Many important questions remain on this journey. How can we protect sensitive information at this scale from being inadvertently revealed to researchers? How can we create a sophisticated interface that enables complex questions and nuanced results? And how can we ensure that the data interpreted and compiled by AI is free from misrepresentation and bias?
With one of the oldest and largest surviving collections of early occupational health data, the B&O Railroad Relief Records Collection represents an unprecedented opportunity—for AI development; for new, untapped areas of research; and for museum collections and archival exploration.
Learn more and get involved:
Visit borail.online/ReliefRecords or email Anna at akresmer@borail.org for more information on this project.
Visit AmericanRail200.org to find out how you can participate in the 200th anniversary of American rail.

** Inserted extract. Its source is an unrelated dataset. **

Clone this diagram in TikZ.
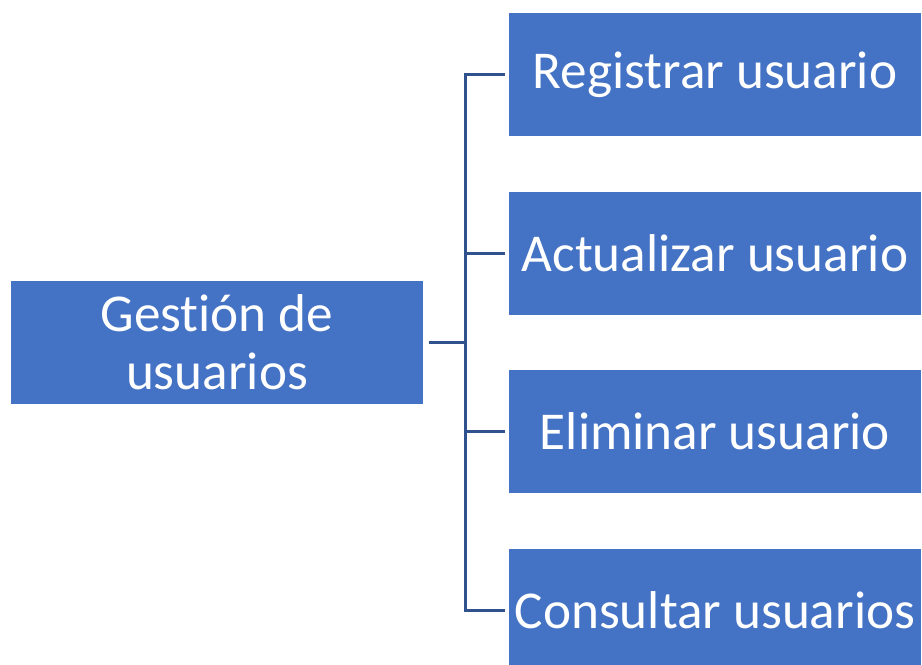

Want to dive deeper? In the AAM Member Resource Library, you can explore even more about AI and digital content in museums.
» Related Resources
Anna Kresmer is Archivist and Jonathan Goldman is Chief Curator at the B&O Railroad Museum in Baltimore, Maryland.
RELATED:
Using AI to Work at Scale
by Dr. Louis Hyman, Dorothy Ross Professor of History at the Center for Economy and Society, SNF Agora Institute
As is typical for many archives, a large portion of the B&O collection consists of employees’ bureaucratic forms: readable individually but resistant to large-scale understanding. A single worker’s story might be recovered, but drawing broader insights into workers’ history from those forms remained out of reach.
Using large language models (LLMs), commonly known as AI, we have begun to “read” these forms in a new way. LLMs enable machine transcription that conventional optical character recognition techniques could not achieve. Beyond simple transcription, AI organizes the information from highly varied documents. In our pilot, we’ve arranged nearly 100,000 records in a NoSQL database, which supports flexible, free-form data—transforming the records’ heterogeneity into an opportunity rather than a constraint.
Unlike traditional database software, our web interface displays the original document alongside the structured data, adapting the format to each document. Researchers can view the source document and extracted data side by side, making interpretation and verification easier.
Throughout 2025, we are revising the system into a retrieval-augmented generation (RAG) LLM. In addition to performing conventional searches, researchers will be able to ask questions and receive natural language responses through AI.
As this project has shown, AI opens new possibilities for making sense of bureaucratic archives once considered too vast to fully comprehend.